Stated goal — Skip the pictures. Reproduce all other material exactly.

Source code of charts:
(begin)

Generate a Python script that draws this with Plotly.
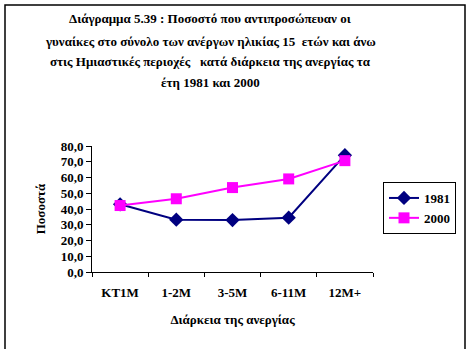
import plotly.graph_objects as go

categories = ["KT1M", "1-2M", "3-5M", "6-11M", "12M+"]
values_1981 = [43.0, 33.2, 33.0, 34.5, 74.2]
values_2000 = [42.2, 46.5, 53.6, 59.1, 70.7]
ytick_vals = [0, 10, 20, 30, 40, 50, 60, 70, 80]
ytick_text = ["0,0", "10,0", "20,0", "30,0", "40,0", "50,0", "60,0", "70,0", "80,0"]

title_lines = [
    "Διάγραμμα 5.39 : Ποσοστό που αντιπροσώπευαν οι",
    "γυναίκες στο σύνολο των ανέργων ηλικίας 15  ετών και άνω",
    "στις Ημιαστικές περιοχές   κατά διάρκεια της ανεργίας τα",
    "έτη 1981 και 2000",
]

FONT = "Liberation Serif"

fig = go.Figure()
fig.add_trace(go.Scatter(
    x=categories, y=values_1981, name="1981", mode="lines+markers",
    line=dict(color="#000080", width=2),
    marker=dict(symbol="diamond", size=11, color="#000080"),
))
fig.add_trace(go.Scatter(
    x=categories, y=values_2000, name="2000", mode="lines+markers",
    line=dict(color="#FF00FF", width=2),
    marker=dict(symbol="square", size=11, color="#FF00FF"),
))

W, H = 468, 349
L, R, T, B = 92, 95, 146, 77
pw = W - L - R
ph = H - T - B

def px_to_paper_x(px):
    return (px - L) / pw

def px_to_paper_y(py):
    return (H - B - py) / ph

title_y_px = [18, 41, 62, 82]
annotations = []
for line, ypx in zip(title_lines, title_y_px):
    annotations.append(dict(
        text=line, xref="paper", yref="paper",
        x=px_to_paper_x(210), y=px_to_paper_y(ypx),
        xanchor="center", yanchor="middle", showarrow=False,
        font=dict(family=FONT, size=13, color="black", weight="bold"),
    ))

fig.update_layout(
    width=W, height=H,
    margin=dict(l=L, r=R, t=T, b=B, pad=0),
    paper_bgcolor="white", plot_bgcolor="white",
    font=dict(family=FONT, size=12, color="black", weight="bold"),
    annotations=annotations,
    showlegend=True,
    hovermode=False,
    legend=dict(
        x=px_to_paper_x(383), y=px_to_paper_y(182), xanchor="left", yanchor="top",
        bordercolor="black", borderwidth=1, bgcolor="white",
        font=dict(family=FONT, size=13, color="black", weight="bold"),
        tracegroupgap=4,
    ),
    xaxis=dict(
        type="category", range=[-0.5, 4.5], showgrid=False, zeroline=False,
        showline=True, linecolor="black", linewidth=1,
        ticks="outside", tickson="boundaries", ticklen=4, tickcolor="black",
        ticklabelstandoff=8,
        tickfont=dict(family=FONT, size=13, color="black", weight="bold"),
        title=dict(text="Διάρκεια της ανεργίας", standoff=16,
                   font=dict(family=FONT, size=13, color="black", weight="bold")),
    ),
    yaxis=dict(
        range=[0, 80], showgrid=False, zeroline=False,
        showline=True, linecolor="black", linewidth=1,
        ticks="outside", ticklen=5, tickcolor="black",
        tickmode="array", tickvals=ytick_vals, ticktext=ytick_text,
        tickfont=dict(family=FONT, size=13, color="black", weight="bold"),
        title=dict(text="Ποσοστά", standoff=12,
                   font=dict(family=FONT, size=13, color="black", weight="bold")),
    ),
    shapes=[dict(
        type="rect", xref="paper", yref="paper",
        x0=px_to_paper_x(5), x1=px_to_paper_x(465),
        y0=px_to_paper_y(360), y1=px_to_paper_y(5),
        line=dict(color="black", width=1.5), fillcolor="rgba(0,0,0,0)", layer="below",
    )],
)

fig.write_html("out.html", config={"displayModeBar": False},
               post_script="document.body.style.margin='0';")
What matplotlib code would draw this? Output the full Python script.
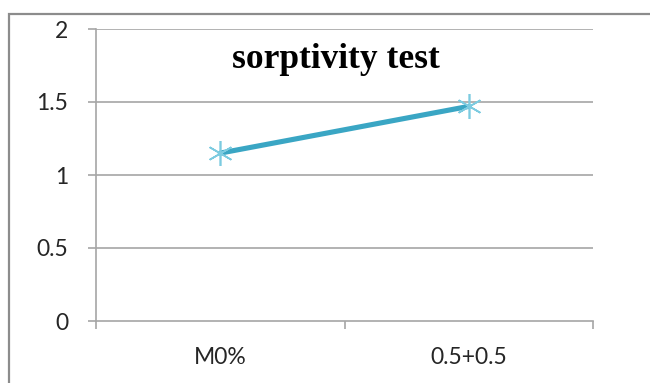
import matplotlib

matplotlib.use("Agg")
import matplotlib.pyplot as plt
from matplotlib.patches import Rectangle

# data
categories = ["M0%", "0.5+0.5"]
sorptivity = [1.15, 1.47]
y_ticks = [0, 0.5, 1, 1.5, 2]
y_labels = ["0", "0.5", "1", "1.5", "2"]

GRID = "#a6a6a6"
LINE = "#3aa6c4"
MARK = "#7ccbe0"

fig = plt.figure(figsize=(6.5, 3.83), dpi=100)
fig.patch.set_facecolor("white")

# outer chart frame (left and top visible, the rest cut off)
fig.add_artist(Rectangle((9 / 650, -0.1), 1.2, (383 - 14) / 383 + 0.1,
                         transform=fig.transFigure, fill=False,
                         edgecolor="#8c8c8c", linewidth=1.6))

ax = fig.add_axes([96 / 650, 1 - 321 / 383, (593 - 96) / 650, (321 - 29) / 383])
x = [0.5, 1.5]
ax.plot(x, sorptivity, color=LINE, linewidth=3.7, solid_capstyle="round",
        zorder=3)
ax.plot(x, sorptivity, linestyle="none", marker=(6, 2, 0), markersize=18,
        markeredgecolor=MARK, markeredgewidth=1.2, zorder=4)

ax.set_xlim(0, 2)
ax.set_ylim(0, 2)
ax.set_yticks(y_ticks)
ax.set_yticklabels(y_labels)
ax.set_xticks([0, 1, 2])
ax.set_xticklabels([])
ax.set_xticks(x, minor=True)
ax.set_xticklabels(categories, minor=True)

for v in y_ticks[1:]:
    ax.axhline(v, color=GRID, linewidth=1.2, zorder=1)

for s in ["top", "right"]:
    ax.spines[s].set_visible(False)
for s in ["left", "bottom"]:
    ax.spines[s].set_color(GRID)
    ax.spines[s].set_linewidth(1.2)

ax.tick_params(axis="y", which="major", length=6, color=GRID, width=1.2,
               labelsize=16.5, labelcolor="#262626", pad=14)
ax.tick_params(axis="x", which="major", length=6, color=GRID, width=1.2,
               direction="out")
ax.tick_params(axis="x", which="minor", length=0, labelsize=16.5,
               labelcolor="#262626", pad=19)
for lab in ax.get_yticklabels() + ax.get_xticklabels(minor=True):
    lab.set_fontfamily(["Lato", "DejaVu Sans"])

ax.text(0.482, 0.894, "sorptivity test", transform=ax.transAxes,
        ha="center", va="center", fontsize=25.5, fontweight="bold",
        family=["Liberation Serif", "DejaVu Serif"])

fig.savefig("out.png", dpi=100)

(end)

Final result —
Generate a Python script that draws this with Plotly.
import plotly.graph_objects as go

categories = ["KT1M", "1-2M", "3-5M", "6-11M", "12M+"]
values_1981 = [43.0, 33.2, 33.0, 34.5, 74.2]
values_2000 = [42.2, 46.5, 53.6, 59.1, 70.7]
ytick_vals = [0, 10, 20, 30, 40, 50, 60, 70, 80]
ytick_text = ["0,0", "10,0", "20,0", "30,0", "40,0", "50,0", "60,0", "70,0", "80,0"]

title_lines = [
    "Διάγραμμα 5.39 : Ποσοστό που αντιπροσώπευαν οι",
    "γυναίκες στο σύνολο των ανέργων ηλικίας 15  ετών και άνω",
    "στις Ημιαστικές περιοχές   κατά διάρκεια της ανεργίας τα",
    "έτη 1981 και 2000",
]

FONT = "Liberation Serif"

fig = go.Figure()
fig.add_trace(go.Scatter(
    x=categories, y=values_1981, name="1981", mode="lines+markers",
    line=dict(color="#000080", width=2),
    marker=dict(symbol="diamond", size=11, color="#000080"),
))
fig.add_trace(go.Scatter(
    x=categories, y=values_2000, name="2000", mode="lines+markers",
    line=dict(color="#FF00FF", width=2),
    marker=dict(symbol="square", size=11, color="#FF00FF"),
))

W, H = 468, 349
L, R, T, B = 92, 95, 146, 77
pw = W - L - R
ph = H - T - B

def px_to_paper_x(px):
    return (px - L) / pw

def px_to_paper_y(py):
    return (H - B - py) / ph

title_y_px = [18, 41, 62, 82]
annotations = []
for line, ypx in zip(title_lines, title_y_px):
    annotations.append(dict(
        text=line, xref="paper", yref="paper",
        x=px_to_paper_x(210), y=px_to_paper_y(ypx),
        xanchor="center", yanchor="middle", showarrow=False,
        font=dict(family=FONT, size=13, color="black", weight="bold"),
    ))

fig.update_layout(
    width=W, height=H,
    margin=dict(l=L, r=R, t=T, b=B, pad=0),
    paper_bgcolor="white", plot_bgcolor="white",
    font=dict(family=FONT, size=12, color="black", weight="bold"),
    annotations=annotations,
    showlegend=True,
    hovermode=False,
    legend=dict(
        x=px_to_paper_x(383), y=px_to_paper_y(182), xanchor="left", yanchor="top",
        bordercolor="black", borderwidth=1, bgcolor="white",
        font=dict(family=FONT, size=13, color="black", weight="bold"),
        tracegroupgap=4,
    ),
    xaxis=dict(
        type="category", range=[-0.5, 4.5], showgrid=False, zeroline=False,
        showline=True, linecolor="black", linewidth=1,
        ticks="outside", tickson="boundaries", ticklen=4, tickcolor="black",
        ticklabelstandoff=8,
        tickfont=dict(family=FONT, size=13, color="black", weight="bold"),
        title=dict(text="Διάρκεια της ανεργίας", standoff=16,
                   font=dict(family=FONT, size=13, color="black", weight="bold")),
    ),
    yaxis=dict(
        range=[0, 80], showgrid=False, zeroline=False,
        showline=True, linecolor="black", linewidth=1,
        ticks="outside", ticklen=5, tickcolor="black",
        tickmode="array", tickvals=ytick_vals, ticktext=ytick_text,
        tickfont=dict(family=FONT, size=13, color="black", weight="bold"),
        title=dict(text="Ποσοστά", standoff=12,
                   font=dict(family=FONT, size=13, color="black", weight="bold")),
    ),
    shapes=[dict(
        type="rect", xref="paper", yref="paper",
        x0=px_to_paper_x(5), x1=px_to_paper_x(465),
        y0=px_to_paper_y(360), y1=px_to_paper_y(5),
        line=dict(color="black", width=1.5), fillcolor="rgba(0,0,0,0)", layer="below",
    )],
)

fig.write_html("out.html", config={"displayModeBar": False},
               post_script="document.body.style.margin='0';")
What matplotlib code would draw this? Output the full Python script.
import matplotlib

matplotlib.use("Agg")
import matplotlib.pyplot as plt
from matplotlib.patches import Rectangle

# data
categories = ["M0%", "0.5+0.5"]
sorptivity = [1.15, 1.47]
y_ticks = [0, 0.5, 1, 1.5, 2]
y_labels = ["0", "0.5", "1", "1.5", "2"]

GRID = "#a6a6a6"
LINE = "#3aa6c4"
MARK = "#7ccbe0"

fig = plt.figure(figsize=(6.5, 3.83), dpi=100)
fig.patch.set_facecolor("white")

# outer chart frame (left and top visible, the rest cut off)
fig.add_artist(Rectangle((9 / 650, -0.1), 1.2, (383 - 14) / 383 + 0.1,
                         transform=fig.transFigure, fill=False,
                         edgecolor="#8c8c8c", linewidth=1.6))

ax = fig.add_axes([96 / 650, 1 - 321 / 383, (593 - 96) / 650, (321 - 29) / 383])
x = [0.5, 1.5]
ax.plot(x, sorptivity, color=LINE, linewidth=3.7, solid_capstyle="round",
        zorder=3)
ax.plot(x, sorptivity, linestyle="none", marker=(6, 2, 0), markersize=18,
        markeredgecolor=MARK, markeredgewidth=1.2, zorder=4)

ax.set_xlim(0, 2)
ax.set_ylim(0, 2)
ax.set_yticks(y_ticks)
ax.set_yticklabels(y_labels)
ax.set_xticks([0, 1, 2])
ax.set_xticklabels([])
ax.set_xticks(x, minor=True)
ax.set_xticklabels(categories, minor=True)

for v in y_ticks[1:]:
    ax.axhline(v, color=GRID, linewidth=1.2, zorder=1)

for s in ["top", "right"]:
    ax.spines[s].set_visible(False)
for s in ["left", "bottom"]:
    ax.spines[s].set_color(GRID)
    ax.spines[s].set_linewidth(1.2)

ax.tick_params(axis="y", which="major", length=6, color=GRID, width=1.2,
               labelsize=16.5, labelcolor="#262626", pad=14)
ax.tick_params(axis="x", which="major", length=6, color=GRID, width=1.2,
               direction="out")
ax.tick_params(axis="x", which="minor", length=0, labelsize=16.5,
               labelcolor="#262626", pad=19)
for lab in ax.get_yticklabels() + ax.get_xticklabels(minor=True):
    lab.set_fontfamily(["Lato", "DejaVu Sans"])

ax.text(0.482, 0.894, "sorptivity test", transform=ax.transAxes,
        ha="center", va="center", fontsize=25.5, fontweight="bold",
        family=["Liberation Serif", "DejaVu Serif"])

fig.savefig("out.png", dpi=100)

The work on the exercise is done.